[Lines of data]
>>>
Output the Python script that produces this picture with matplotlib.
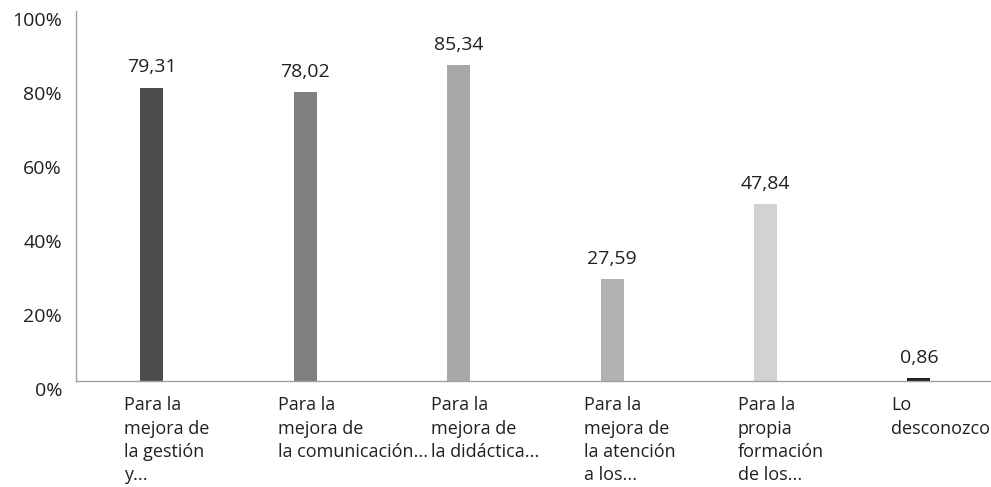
import matplotlib
matplotlib.use('Agg')
import matplotlib.pyplot as plt
import matplotlib.transforms as mtransforms
import numpy as np

plt.rcParams['font.family'] = ['Open Sans', 'DejaVu Sans']

# ---------- Data ----------
categories = [
    "Para la\nmejora de\nla gestión\ny...",
    "Para la\nmejora de\nla comunicación...",
    "Para la\nmejora de\nla didáctica...",
    "Para la\nmejora de\nla atención\na los...",
    "Para la\npropia\nformación\nde los...",
    "Lo\ndesconozco",
]
values = [79.31, 78.02, 85.34, 27.59, 47.84, 0.86]
value_labels = ["79,31", "78,02", "85,34", "27,59", "47,84", "0,86"]
bar_colors = ["#4d4d4f", "#808083", "#a7a8aa", "#b1b2b4", "#d1d2d4", "#231f20"]
yticks = [0, 20, 40, 60, 80, 100]
ytick_labels = ["0%", "20%", "40%", "60%", "80%", "100%"]

text_color = "#231f20"

# ---------- Figure ----------
fig = plt.figure(figsize=(9.91, 4.87), dpi=100)
ax = fig.add_axes([76 / 991, (487 - 381) / 487, 915 / 991, 370 / 487])

x = np.arange(len(values))
ax.bar(x, values, width=0.15, color=bar_colors, zorder=2)

ax.set_xlim(-0.495, 5.47)
ax.set_ylim(0, 100)

for xi, v, lab in zip(x, values, value_labels):
    ax.annotate(lab, (xi, v), xytext=(0, 8), textcoords='offset points',
                ha='center', va='bottom', fontsize=14, color=text_color)

# category labels, left aligned under each bar
for xi, cat in zip(x, categories):
    ax.annotate(cat, (xi, 0), xytext=(-20, -11), textcoords='offset points',
                ha='left', va='top', fontsize=13, color=text_color,
                linespacing=1.38, annotation_clip=False)

ax.set_xticks([])
ax.set_yticks(yticks)
ax.set_yticklabels(ytick_labels, fontsize=14, color=text_color)
ax.tick_params(axis='y', length=0, pad=10)
offset = mtransforms.ScaledTranslation(0, -8 / 100, fig.dpi_scale_trans)
for lbl in ax.get_yticklabels():
    lbl.set_transform(lbl.get_transform() + offset)

for side in ['top', 'right']:
    ax.spines[side].set_visible(False)
for side in ['left', 'bottom']:
    ax.spines[side].set_color('#a0a0a0')
    ax.spines[side].set_linewidth(1.0)

plt.savefig('out.png', dpi=100)
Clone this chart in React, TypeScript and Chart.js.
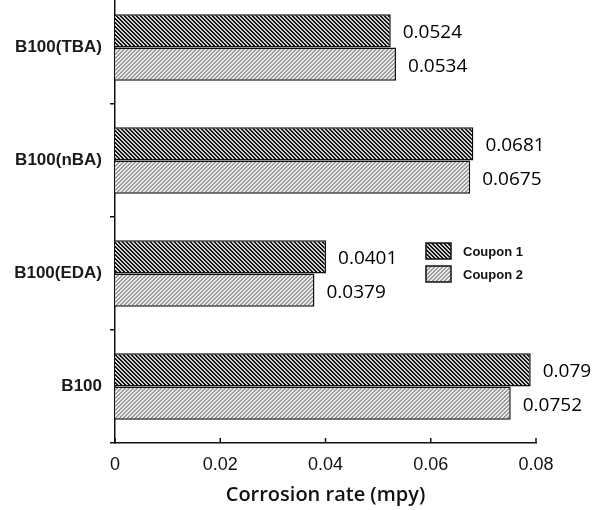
import React, { useEffect, useRef } from "react";
import { Chart, registerables } from "chart.js";

Chart.register(...registerables);

const categories = ["B100(TBA)", "B100(nBA)", "B100(EDA)", "B100"];
const coupon1 = [0.0524, 0.0681, 0.0401, 0.079];
const coupon2 = [0.0534, 0.0675, 0.0379, 0.0752];
const seriesNames = ["Coupon 1", "Coupon 2"];
const xTicks = [0, 0.02, 0.04, 0.06, 0.08];
const xTitle = "Corrosion rate (mpy)";

const TOP_SHIFT = 20;

function makePattern(ctx: CanvasRenderingContext2D, bg: string, fg: string, dir: "back" | "fwd") {
  const c = document.createElement("canvas");
  c.width = 4;
  c.height = 4;
  const g = c.getContext("2d")!;
  g.fillStyle = bg;
  g.fillRect(0, 0, 4, 4);
  g.fillStyle = fg;
  for (let y = 0; y < 4; y++) {
    for (let x = 0; x < 4; x++) {
      const k = dir === "back" ? (x - y + 8) % 4 : (x + y) % 4;
      if (k === 0 || k === 1) g.fillRect(x, y, 1, 1);
    }
  }
  return ctx.createPattern(c, "repeat")!;
}

export default function App() {
  const ref = useRef<HTMLCanvasElement>(null);
  useEffect(() => {
    const canvas = ref.current!;
    const ctx = canvas.getContext("2d")!;
    const p1 = makePattern(ctx, "#d0d0d0", "#141414", "back");
    const p2 = makePattern(ctx, "#ececec", "#9a9a9a", "fwd");
    const patterns = [p1, p2];

    const valueLabels = {
      id: "valueLabels",
      afterDatasetsDraw(chart: any) {
        const c = chart.ctx;
        c.save();
        c.font = "19px 'Open Sans'";
        c.fillStyle = "#000";
        c.textAlign = "left";
        c.textBaseline = "middle";
        chart.data.datasets.forEach((ds: any, di: number) => {
          const meta = chart.getDatasetMeta(di);
          meta.data.forEach((bar: any, i: number) => {
            c.fillText(String(ds.data[i]), bar.x + 12, bar.y + 2);
          });
        });
        c.restore();
      },
    };

    const axisExtras = {
      id: "axisExtras",
      afterDraw(chart: any) {
        const c = chart.ctx;
        const xs = chart.scales.x;
        const bottom = chart.chartArea.bottom;
        c.save();
        c.strokeStyle = "#111";
        c.lineWidth = 1.5;
        xTicks.forEach((t) => {
          const px = xs.getPixelForValue(t);
          c.beginPath();
          c.moveTo(px, bottom);
          c.lineTo(px, bottom - 5);
          c.stroke();
        });
        // legend
        const lx = 426;
        const ly = [243 + TOP_SHIFT, 266 + TOP_SHIFT];
        c.font = "bold 13px 'Liberation Sans', Arial";
        c.textBaseline = "middle";
        c.textAlign = "left";
        seriesNames.forEach((name, i) => {
          c.fillStyle = patterns[i];
          c.fillRect(lx, ly[i], 25, 16);
          c.strokeStyle = "#111";
          c.lineWidth = 1.5;
          c.strokeRect(lx, ly[i], 25, 16);
          c.fillStyle = "#111";
          c.fillText(name, 463, ly[i] + 9);
        });
        c.restore();
      },
    };

    const chart = new Chart(canvas, {
      type: "bar",
      data: {
        labels: categories,
        datasets: [
          {
            label: seriesNames[0],
            data: coupon1,
            backgroundColor: p1 as any,
            borderColor: "#111",
            borderWidth: 1.5,
            barPercentage: 1,
            categoryPercentage: 0.59,
          },
          {
            label: seriesNames[1],
            data: coupon2,
            backgroundColor: p2 as any,
            borderColor: "#111",
            borderWidth: 1.5,
            barPercentage: 1,
            categoryPercentage: 0.59,
          },
        ],
      },
      options: {
        indexAxis: "y",
        animation: false,
        responsive: false,
        maintainAspectRatio: false,
        layout: { padding: { top: 11, right: 60, left: 0, bottom: 0 } },
        plugins: {
          legend: { display: false },
          tooltip: { enabled: false },
        },
        scales: {
          x: {
            type: "linear",
            min: 0,
            max: 0.08,
            afterBuildTicks(scale: any) {
              scale.ticks = xTicks.map((v) => ({ value: v }));
            },
            afterFit(scale: any) {
              scale.height = 67;
              scale.paddingLeft = 0;
              scale.paddingRight = 0;
            },
            grid: { display: false, drawTicks: false },
            border: { display: true, color: "#111", width: 1.5 },
            ticks: {
              padding: 11,
              color: "#111",
              font: { family: "'Liberation Sans', Arial", size: 18 },
              callback: (v: any) => String(v),
            },
            title: {
              display: true,
              text: xTitle,
              color: "#111",
              font: { family: "'Open Sans'", size: 20, weight: "600" },
              padding: { top: 0, bottom: 3 },
            },
          },
          y: {
            type: "category",
            afterFit(scale: any) {
              scale.width = 115;
              scale.paddingTop = 0;
              scale.paddingBottom = 0;
            },
            grid: {
              display: true,
              offset: true,
              drawOnChartArea: false,
              drawTicks: true,
              tickLength: 5,
              color: "#111",
              lineWidth: 1.5,
            },
            border: { display: true, color: "#111", width: 1.5 },
            ticks: {
              padding: 8,
              color: "#1a1a1a",
              font: { family: "'Liberation Sans', Arial", size: 17, weight: "bold" },
            },
          },
        },
      },
      plugins: [valueLabels, axisExtras],
    });
    return () => chart.destroy();
  }, []);

  return (
    <div style={{ position: "fixed", left: 0, top: -TOP_SHIFT, width: 596, height: 510 + TOP_SHIFT, background: "#fff" }}>
      <canvas ref={ref} width={596} height={510 + TOP_SHIFT} style={{ width: 596, height: 510 + TOP_SHIFT, display: "block" }} />
    </div>
  );
}
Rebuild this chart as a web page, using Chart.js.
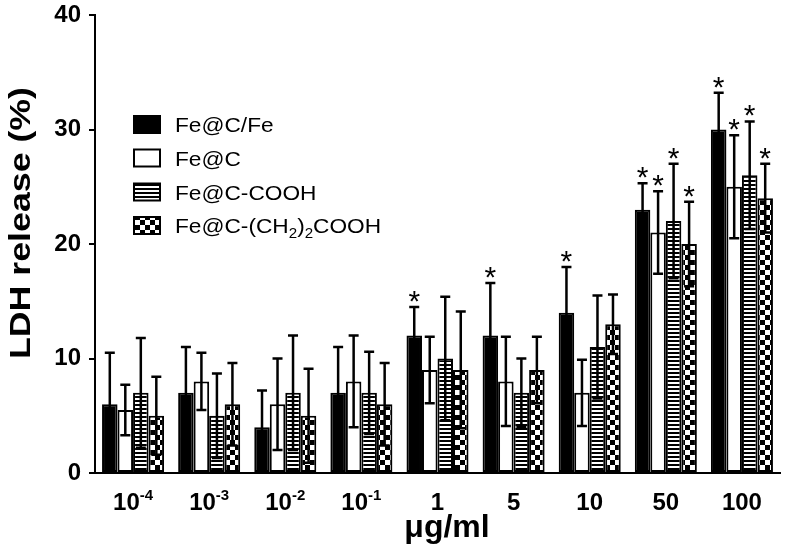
<!DOCTYPE html>
<html><head><meta charset="utf-8">
<script src="https://cdn.jsdelivr.net/npm/chart.js@4.4.0/dist/chart.umd.min.js"></script>
<style>html,body{margin:0;padding:0;background:#fff}#wrap{width:791px;height:559px}</style>
</head><body><div id="wrap"><canvas id="c" width="791" height="559"></canvas></div>
<script>
// ---- data ----
const categories = ['1e-4', '1e-3', '1e-2', '1e-1', '1', '5', '10', '50', '100'];
const tickBase = ['10', '10', '10', '10', '1', '5', '10', '50', '100'];
const tickExp = ['-4', '-3', '-2', '-1', '', '', '', '', ''];
const seriesNames = ['Fe@C/Fe', 'Fe@C', 'Fe@C-COOH', 'Fe@C-(CH2)2COOH'];

const feCFe      = [6, 7, 4, 7, 12, 12, 14, 23, 30];
const feCFeErr   = [4.5, 4, 3.2, 4, 2.5, 4.6, 4, 2.3, 3.2];
const feCFeSig   = [0, 0, 0, 0, 1, 1, 1, 1, 1];

const feC        = [5.5, 8, 6, 8, 9, 8, 7, 21, 25];
const feCErr     = [2.2, 2.5, 4, 4, 2.9, 3.9, 2.9, 3.6, 4.5];
const feCSig     = [0, 0, 0, 0, 0, 0, 0, 1, 1];

const feCCOOH    = [7, 5, 7, 7, 10, 7, 11, 22, 26];
const feCCOOHErr = [4.8, 3.7, 5, 3.6, 5.4, 3, 4.5, 5, 4.7];
const feCCOOHSig = [0, 0, 0, 0, 0, 0, 0, 1, 1];

const feCCH2     = [5, 6, 5, 6, 9, 9, 13, 20, 24];
const feCCH2Err  = [3.4, 3.6, 4.1, 3.6, 5.1, 2.9, 2.6, 3.7, 3];
const feCCH2Sig  = [0, 0, 0, 0, 0, 0, 0, 1, 1];

const yMin = 0, yMax = 40, yStep = 10;
const xTitle = 'μg/ml';
const yTitle = 'LDH release (%)';

// ---- styles ----
const FONT = '"Liberation Sans", Arial, Helvetica, sans-serif';
function makeStripe() {
  const c = document.createElement('canvas'); c.width = 4; c.height = 4;
  const g = c.getContext('2d');
  g.fillStyle = '#fff'; g.fillRect(0, 0, 4, 4);
  g.fillStyle = '#000'; g.fillRect(0, 0, 4, 2);
  return document.getElementById('c').getContext('2d').createPattern(c, 'repeat');
}
function makeChecker() {
  const c = document.createElement('canvas'); c.width = 10; c.height = 10;
  const g = c.getContext('2d');
  g.fillStyle = '#fff'; g.fillRect(0, 0, 10, 10);
  g.fillStyle = '#000'; g.fillRect(0, 0, 5, 5); g.fillRect(5, 5, 5, 5);
  return document.getElementById('c').getContext('2d').createPattern(c, 'repeat');
}
const fills = ['#000', '#fff', makeStripe(), makeChecker()];
const errs = [feCFeErr, feCErr, feCCOOHErr, feCCH2Err];
const sigs = [feCFeSig, feCSig, feCCOOHSig, feCCH2Sig];
const values = [feCFe, feC, feCCOOH, feCCH2];

const overlay = {
  id: 'overlay',
  afterDatasetsDraw(chart) {
    const ctx = chart.ctx, ys = chart.scales.y;
    ctx.save();
    chart.data.datasets.forEach((ds, di) => {
      const meta = chart.getDatasetMeta(di);
      meta.data.forEach((bar, i) => {
        const v = ds.data[i], e = errs[di][i];
        const x = bar.x;
        const yt = ys.getPixelForValue(v + e), yb = ys.getPixelForValue(Math.max(v - e, 0));
        ctx.strokeStyle = '#000'; ctx.lineWidth = 2.5; ctx.lineCap = 'butt';
        ctx.beginPath();
        ctx.moveTo(x, yt); ctx.lineTo(x, yb);
        ctx.moveTo(x - 5, yt); ctx.lineTo(x + 5, yt);
        ctx.moveTo(x - 5, yb); ctx.lineTo(x + 5, yb);
        ctx.stroke();
        if (sigs[di][i]) {
          ctx.fillStyle = '#000'; ctx.font = '30px ' + FONT;
          ctx.textAlign = 'center'; ctx.textBaseline = 'alphabetic';
          ctx.fillText('*', x, yt + 4);
        }
      });
    });
    ctx.restore();
  },
  afterDraw(chart) {
    const ctx = chart.ctx, xs = chart.scales.x;
    ctx.save();
    ctx.fillStyle = '#000';
    // x tick labels with superscripts
    categories.forEach((c, i) => {
      const cx = xs.getPixelForValue(i);
      ctx.font = 'bold 24px ' + FONT;
      const wb = ctx.measureText(tickBase[i]).width;
      ctx.font = 'bold 15px ' + FONT;
      const we = tickExp[i] ? ctx.measureText(tickExp[i]).width : 0;
      const x0 = cx - (wb + we) / 2;
      ctx.textAlign = 'left'; ctx.textBaseline = 'alphabetic';
      ctx.font = 'bold 24px ' + FONT;
      ctx.fillText(tickBase[i], x0, 510);
      if (tickExp[i]) { ctx.font = 'bold 15px ' + FONT; ctx.fillText(tickExp[i], x0 + wb, 500); }
    });
    // x title
    ctx.font = 'bold 32px ' + FONT; ctx.textAlign = 'center';
    ctx.fillText(xTitle, 447, 537);
    // y title (stretched along its direction to match the reference glyph width)
    ctx.save();
    ctx.font = 'bold 30px ' + FONT;
    const tw = ctx.measureText(yTitle).width;
    ctx.translate(30, 223); ctx.rotate(-Math.PI / 2);
    ctx.scale(272 / tw, 1);
    ctx.textAlign = 'center'; ctx.textBaseline = 'alphabetic';
    ctx.fillText(yTitle, 0, 0);
    ctx.restore();
    // legend
    const rows = [124.5, 158, 192, 225.5];
    chart.data.datasets.forEach((ds, di) => {
      const cy = rows[di];
      ctx.fillStyle = fills[di];
      ctx.fillRect(134, cy - 8.5, 26, 17);
      ctx.strokeStyle = '#000'; ctx.lineWidth = 2;
      ctx.strokeRect(134, cy - 8.5, 26, 17);
      ctx.fillStyle = '#000'; ctx.textAlign = 'left'; ctx.textBaseline = 'alphabetic';
      const by = cy + 7.5;
      ctx.save();
      ctx.translate(175, by); ctx.scale(1.08, 1);
      if (di === 3) {
        let x = 0;
        const parts = [['Fe@C-(CH', 0], ['2', 1], [')', 0], ['2', 1], ['COOH', 0]];
        parts.forEach(([t, sub]) => {
          ctx.font = (sub ? '14px ' : '21px ') + FONT;
          ctx.fillText(t, x, sub ? 5 : 0);
          x += ctx.measureText(t).width;
        });
      } else {
        ctx.font = '21px ' + FONT;
        ctx.fillText(seriesNames[di], 0, 0);
      }
      ctx.restore();
    });
    ctx.restore();
  }
};

new Chart(document.getElementById('c'), {
  type: 'bar',
  data: {
    labels: categories,
    datasets: values.map((v, di) => ({
      label: seriesNames[di],
      data: v,
      backgroundColor: fills[di],
      borderColor: '#000',
      borderWidth: 2,
      borderSkipped: false,
      barPercentage: 1,
      categoryPercentage: 0.815
    }))
  },
  options: {
    responsive: false,
    animation: false,
    events: [],
    layout: { padding: { top: 15, right: 11, left: 0, bottom: 0 } },
    plugins: { legend: { display: false }, tooltip: { enabled: false } },
    scales: {
      x: {
        grid: { display: false },
        border: { display: true, color: '#000', width: 2 },
        ticks: { display: false },
        afterFit: s => { s.height = 86; s.paddingLeft = 0; s.paddingRight = 0; }
      },
      y: {
        min: yMin, max: yMax,
        ticks: { stepSize: yStep, color: '#000', padding: 8, font: { family: FONT, size: 24, weight: 'bold' } },
        grid: { display: true, drawOnChartArea: false, drawTicks: true, tickLength: 6, color: '#000', lineWidth: 2 },
        border: { display: true, color: '#000', width: 2 },
        afterFit: s => { s.width = 95; s.paddingTop = 0; s.paddingBottom = 0; }
      }
    }
  },
  plugins: [overlay]
});
</script>
</body></html>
<<<
▶ REQUIRED TASK
Give again, word for word, the part that opens with the line containing "Rebuild this chart" and closes with the one containing "1, 1, 1, 1, 1];". Include both of those lines and skip all pictures.

▶ CORRECT ANSWER
Rebuild this chart as a web page, using Chart.js.
<!DOCTYPE html>
<html><head><meta charset="utf-8">
<script src="https://cdn.jsdelivr.net/npm/chart.js@4.4.0/dist/chart.umd.min.js"></script>
<style>html,body{margin:0;padding:0;background:#fff}#wrap{width:791px;height:559px}</style>
</head><body><div id="wrap"><canvas id="c" width="791" height="559"></canvas></div>
<script>
// ---- data ----
const categories = ['1e-4', '1e-3', '1e-2', '1e-1', '1', '5', '10', '50', '100'];
const tickBase = ['10', '10', '10', '10', '1', '5', '10', '50', '100'];
const tickExp = ['-4', '-3', '-2', '-1', '', '', '', '', ''];
const seriesNames = ['Fe@C/Fe', 'Fe@C', 'Fe@C-COOH', 'Fe@C-(CH2)2COOH'];

const feCFe      = [6, 7, 4, 7, 12, 12, 14, 23, 30];
const feCFeErr   = [4.5, 4, 3.2, 4, 2.5, 4.6, 4, 2.3, 3.2];
const feCFeSig   = [0, 0, 0, 0, 1, 1, 1, 1, 1];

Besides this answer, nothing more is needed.